Religious control has remained central. The enforced disappearance of the 11th Panchen Lama, Gedhun Choekyi Nyima, taken into custody in May 1995 at the age of six, entered its 31st year in 2026. UN experts reiterated in September 2025 that China’s refusal to disclose his whereabouts constitutes one of the world’s longest-running enforced disappearances. Beijing continues to promote a state-appointed Panchen Lama while tightening laws that require government approval for all Tibetan Buddhist reincarnations.


The UN experts warned in January 2026 that these measures education, labour transfers, religious interference, and surveillance form a single policy architecture designed to “forcibly re-engineer Tibetan cultural identity under the guise of development and poverty alleviation.”

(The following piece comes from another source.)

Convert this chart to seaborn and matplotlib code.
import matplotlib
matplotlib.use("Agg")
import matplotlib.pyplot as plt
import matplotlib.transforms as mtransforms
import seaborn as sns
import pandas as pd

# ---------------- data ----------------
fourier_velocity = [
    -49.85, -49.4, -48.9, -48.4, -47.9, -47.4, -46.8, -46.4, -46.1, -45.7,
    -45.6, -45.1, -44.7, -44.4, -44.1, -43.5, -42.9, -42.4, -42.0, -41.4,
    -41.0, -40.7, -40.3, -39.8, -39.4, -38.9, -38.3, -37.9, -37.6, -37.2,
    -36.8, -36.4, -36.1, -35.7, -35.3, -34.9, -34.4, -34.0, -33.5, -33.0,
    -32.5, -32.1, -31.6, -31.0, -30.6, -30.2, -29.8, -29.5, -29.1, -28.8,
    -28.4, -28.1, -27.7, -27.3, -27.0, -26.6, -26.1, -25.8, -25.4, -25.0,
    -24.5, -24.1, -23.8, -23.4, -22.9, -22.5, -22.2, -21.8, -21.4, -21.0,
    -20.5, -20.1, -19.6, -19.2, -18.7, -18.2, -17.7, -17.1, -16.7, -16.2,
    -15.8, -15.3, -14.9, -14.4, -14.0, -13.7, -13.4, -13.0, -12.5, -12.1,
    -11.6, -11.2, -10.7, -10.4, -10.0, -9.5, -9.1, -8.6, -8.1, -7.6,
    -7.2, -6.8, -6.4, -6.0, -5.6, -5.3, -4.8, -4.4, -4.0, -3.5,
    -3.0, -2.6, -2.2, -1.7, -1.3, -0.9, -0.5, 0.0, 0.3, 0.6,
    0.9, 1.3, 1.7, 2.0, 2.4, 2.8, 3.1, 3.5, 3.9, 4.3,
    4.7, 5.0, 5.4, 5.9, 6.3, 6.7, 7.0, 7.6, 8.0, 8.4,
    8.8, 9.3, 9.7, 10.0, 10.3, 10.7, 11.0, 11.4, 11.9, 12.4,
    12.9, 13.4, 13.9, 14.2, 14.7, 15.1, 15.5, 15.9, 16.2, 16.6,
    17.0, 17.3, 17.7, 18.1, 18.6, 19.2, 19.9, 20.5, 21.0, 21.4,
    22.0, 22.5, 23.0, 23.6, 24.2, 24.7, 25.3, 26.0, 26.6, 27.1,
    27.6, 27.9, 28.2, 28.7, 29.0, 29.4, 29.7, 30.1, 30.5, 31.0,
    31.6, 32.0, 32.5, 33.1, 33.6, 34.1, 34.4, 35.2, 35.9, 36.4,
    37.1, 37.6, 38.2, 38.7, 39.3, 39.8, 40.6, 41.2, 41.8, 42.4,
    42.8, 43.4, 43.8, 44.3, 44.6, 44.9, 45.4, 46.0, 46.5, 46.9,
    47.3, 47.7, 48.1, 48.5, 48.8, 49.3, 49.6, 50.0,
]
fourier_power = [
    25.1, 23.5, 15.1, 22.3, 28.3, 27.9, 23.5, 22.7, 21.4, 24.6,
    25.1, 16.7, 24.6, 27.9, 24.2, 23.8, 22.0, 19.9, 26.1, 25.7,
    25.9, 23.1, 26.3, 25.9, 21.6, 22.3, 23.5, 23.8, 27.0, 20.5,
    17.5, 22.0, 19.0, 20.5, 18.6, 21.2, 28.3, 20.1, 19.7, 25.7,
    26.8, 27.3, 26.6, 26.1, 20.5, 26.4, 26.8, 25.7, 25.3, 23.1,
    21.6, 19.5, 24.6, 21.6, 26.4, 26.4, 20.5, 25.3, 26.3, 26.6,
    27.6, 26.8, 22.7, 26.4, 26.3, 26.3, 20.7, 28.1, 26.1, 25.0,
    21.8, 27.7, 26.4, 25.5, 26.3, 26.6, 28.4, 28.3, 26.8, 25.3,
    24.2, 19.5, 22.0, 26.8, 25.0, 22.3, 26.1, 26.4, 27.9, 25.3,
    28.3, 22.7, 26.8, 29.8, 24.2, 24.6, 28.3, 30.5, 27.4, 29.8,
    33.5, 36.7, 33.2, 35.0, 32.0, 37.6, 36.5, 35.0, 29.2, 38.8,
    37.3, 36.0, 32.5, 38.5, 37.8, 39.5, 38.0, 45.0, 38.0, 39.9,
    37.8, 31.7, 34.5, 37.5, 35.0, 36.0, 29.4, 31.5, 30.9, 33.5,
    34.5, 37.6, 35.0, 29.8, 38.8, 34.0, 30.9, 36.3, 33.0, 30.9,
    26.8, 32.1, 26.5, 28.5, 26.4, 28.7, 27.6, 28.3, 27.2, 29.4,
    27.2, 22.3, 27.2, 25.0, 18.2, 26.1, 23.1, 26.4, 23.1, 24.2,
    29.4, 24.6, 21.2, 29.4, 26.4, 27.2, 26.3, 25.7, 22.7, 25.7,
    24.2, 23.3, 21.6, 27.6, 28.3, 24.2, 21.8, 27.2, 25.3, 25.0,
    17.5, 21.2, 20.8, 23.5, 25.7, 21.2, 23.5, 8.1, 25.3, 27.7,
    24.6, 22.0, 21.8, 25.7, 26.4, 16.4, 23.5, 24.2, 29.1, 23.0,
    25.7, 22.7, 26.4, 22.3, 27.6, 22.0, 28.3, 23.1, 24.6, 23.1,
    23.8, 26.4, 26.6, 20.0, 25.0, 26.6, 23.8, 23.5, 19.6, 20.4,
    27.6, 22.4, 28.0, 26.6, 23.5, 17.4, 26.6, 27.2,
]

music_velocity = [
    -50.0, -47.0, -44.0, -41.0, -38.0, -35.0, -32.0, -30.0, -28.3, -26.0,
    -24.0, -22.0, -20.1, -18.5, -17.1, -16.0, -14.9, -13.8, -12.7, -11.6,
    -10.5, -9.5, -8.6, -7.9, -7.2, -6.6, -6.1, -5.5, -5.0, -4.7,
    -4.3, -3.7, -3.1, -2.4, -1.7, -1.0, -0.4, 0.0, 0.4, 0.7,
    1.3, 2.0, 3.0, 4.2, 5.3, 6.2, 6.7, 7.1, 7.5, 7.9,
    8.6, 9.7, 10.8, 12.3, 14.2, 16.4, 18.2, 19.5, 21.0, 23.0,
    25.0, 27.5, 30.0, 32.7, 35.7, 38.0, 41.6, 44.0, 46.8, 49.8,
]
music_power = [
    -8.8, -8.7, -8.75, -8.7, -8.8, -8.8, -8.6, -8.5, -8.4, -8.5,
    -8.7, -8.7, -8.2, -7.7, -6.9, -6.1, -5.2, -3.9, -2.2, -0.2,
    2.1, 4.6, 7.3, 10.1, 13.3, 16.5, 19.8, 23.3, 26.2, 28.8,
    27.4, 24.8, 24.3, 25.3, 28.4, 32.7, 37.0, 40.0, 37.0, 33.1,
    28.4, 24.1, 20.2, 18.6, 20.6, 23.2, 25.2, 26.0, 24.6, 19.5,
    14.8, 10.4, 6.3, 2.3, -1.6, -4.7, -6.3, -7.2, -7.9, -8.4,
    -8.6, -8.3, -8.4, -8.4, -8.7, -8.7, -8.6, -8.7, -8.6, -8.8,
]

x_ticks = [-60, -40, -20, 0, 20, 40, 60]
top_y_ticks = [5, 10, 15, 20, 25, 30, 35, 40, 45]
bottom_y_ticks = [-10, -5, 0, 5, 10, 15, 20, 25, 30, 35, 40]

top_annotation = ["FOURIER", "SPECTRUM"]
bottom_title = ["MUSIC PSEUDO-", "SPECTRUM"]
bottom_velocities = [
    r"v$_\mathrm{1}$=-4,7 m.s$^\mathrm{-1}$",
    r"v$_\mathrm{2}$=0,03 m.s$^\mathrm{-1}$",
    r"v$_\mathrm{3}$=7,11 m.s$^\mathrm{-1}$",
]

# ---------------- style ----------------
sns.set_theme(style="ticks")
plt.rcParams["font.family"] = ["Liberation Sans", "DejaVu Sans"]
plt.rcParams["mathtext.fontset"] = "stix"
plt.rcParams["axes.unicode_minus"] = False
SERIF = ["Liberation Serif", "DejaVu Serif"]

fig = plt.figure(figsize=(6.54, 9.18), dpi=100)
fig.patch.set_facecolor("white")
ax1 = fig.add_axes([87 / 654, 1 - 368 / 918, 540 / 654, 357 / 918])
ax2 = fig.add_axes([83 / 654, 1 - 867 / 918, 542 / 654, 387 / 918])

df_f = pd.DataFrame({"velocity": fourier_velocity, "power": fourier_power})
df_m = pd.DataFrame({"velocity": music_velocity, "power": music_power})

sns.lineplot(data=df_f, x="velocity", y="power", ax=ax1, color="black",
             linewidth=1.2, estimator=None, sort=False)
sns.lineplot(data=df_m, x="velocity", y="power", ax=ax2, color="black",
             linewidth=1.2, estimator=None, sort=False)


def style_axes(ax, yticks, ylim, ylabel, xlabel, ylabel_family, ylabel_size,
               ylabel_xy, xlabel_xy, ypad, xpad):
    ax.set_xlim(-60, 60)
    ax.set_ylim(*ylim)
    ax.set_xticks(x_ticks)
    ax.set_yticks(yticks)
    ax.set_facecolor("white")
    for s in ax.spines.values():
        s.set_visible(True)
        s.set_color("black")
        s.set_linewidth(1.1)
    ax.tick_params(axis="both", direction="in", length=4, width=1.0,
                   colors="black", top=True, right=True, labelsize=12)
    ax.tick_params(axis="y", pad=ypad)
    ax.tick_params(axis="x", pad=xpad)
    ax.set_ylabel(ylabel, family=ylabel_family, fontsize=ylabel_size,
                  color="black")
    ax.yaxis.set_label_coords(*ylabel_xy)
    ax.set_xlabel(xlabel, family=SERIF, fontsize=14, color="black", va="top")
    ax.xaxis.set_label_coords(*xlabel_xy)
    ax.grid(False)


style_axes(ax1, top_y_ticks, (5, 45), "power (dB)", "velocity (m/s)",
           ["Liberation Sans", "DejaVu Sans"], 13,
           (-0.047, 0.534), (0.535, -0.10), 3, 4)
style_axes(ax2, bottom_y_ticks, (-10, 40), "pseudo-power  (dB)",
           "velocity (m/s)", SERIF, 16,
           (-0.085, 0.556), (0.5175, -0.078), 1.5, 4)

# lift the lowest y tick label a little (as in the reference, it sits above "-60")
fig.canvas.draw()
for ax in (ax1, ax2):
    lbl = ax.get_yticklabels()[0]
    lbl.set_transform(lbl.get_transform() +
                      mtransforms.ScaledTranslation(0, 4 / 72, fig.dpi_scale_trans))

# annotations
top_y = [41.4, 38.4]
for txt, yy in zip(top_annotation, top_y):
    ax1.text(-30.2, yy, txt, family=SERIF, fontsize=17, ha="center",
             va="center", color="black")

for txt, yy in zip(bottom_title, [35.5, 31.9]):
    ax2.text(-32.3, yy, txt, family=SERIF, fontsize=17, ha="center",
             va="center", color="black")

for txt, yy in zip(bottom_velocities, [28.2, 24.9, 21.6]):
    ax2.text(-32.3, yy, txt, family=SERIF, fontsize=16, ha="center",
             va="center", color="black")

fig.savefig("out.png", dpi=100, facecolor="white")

China has rejected all such allegations. On January 23, 2026, the Chinese foreign ministry dismissed UN findings as “fabricated and politically motivated,” insisting that boarding schools, labour programmes, and religious regulations are lawful measures to improve livelihoods and ensure stability.


Yet concerns have extended beyond China’s borders. Governments and rights groups reported in 2025-2026 that Tibetan activists and journalists abroad faced online harassment and intimidation, while family members inside Tibet were pressured in retaliation evidence, they say, of expanding transnational repression.


Despite the pressure, Tibetan communities in exile continue to preserve language and culture through independent schools, digital archives, and cultural diplomacy, particularly in India, Europe, and North America. The Central Tibetan Administration has repeatedly called for international protection of linguistic and religious rights, warning that “cultural survival cannot be postponed.”


As Tibet enters the 67th year since the Uprising, international experts argue the issue is no longer merely autonomy or development, but cultural survival. The UN has urged China to allow unrestricted access to independent observers and to halt policies that separate children from families and sever religion from tradition.


Without intervention, the experts warned, the silence on the Tibetan Plateau risks becoming permanent, not through force of arms, but through the slow erosion of language, memory, and belief.